Als Sarahs Auto sich um den Baum wickelt, sind ihre Eltern bei einer Einladung. Sie sitzen in einem Restaurant und während das Leben ihrer Tochter längst am seidenen Faden hängt – stundenlang weiß niemand, ob sie den Unfall überleben wird – ahnen die Eltern von nichts von alledem. Ihre Welt wird mit Verspätung zusammenbrechen.

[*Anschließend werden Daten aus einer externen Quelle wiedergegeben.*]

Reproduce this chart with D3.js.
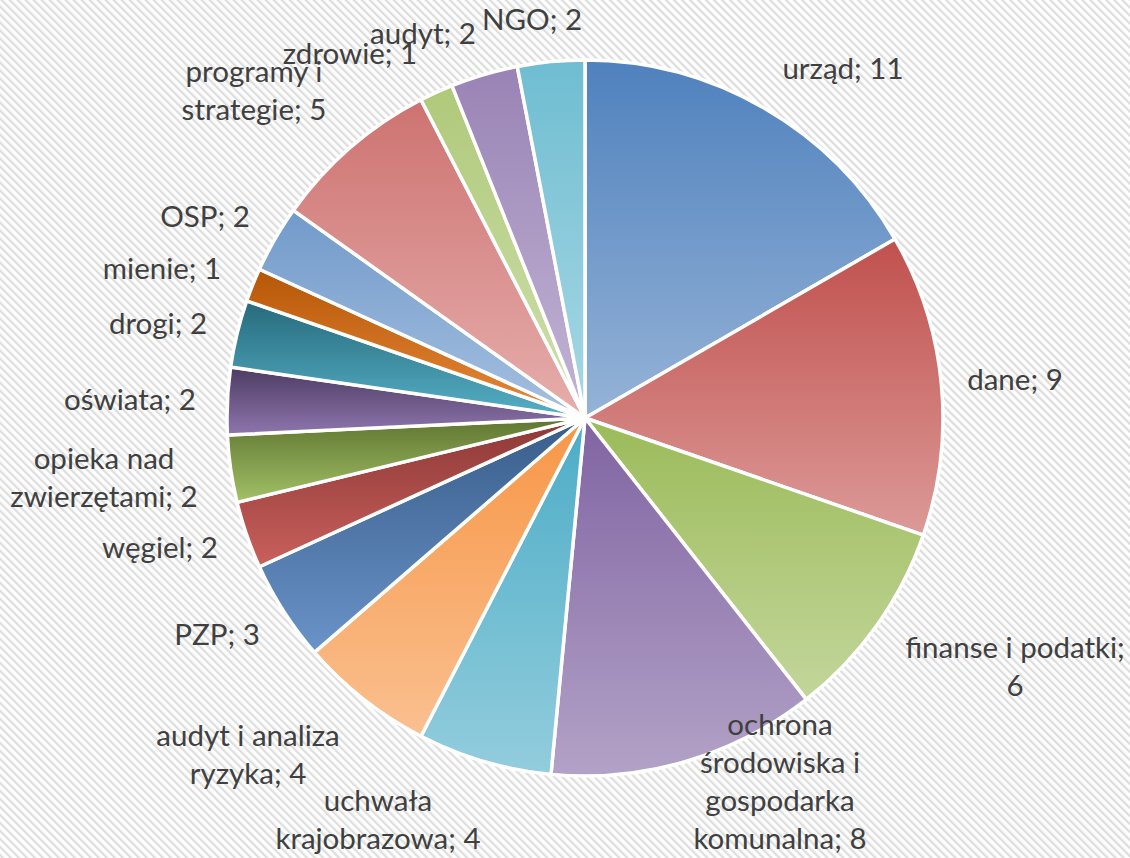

Schicksal ist keine Theorie. Dieser Gedanken pflügt sich durch den Saal. Das Schicksal hat Gestalt angenommen – hat einen Namen: Sarah. Sarah hat sich zurückgekämpft. Man spürt die Achtung der 400 vor diesem einen Leben. Der Unfall hat Spuren in Sarahs Gesicht gezeichnet.  Als sie fertig ist mit ihrer Geschichte, brandet Beifall auf. Herz. Hirn. Seele. Was sich jetzt in Köpfe und Herzen gräbt und somit die Seelen erreicht, hat eine lange Halbwertzeit. Kaum einer wird gehen und schon auf der Schwelle alles vergessen haben.

Sarah is back

Es bleibt das Bild von Sarah. es bleibt das Bild des Feuerwehrmannes, der nach dem Einsatz zurück zu seiner Familie geht. Der Tag, an dem Sarahs Leben sich um einen Baum wickelte, war sein Hochzeitstag. Es gibt kaum Grenzen zwischen den Schicksalen. Alles ist ineinandergewebt. Es gibt nicht das Eine ohne das Andere. Dass jemand wie Sarah da ist und 400 Menschen in ihr Leben lässt, muss als Geschenk gewertet werden. Bei aller Erschütterung geht man heim und macht sich keine Sorgen um sie. Sarah is back.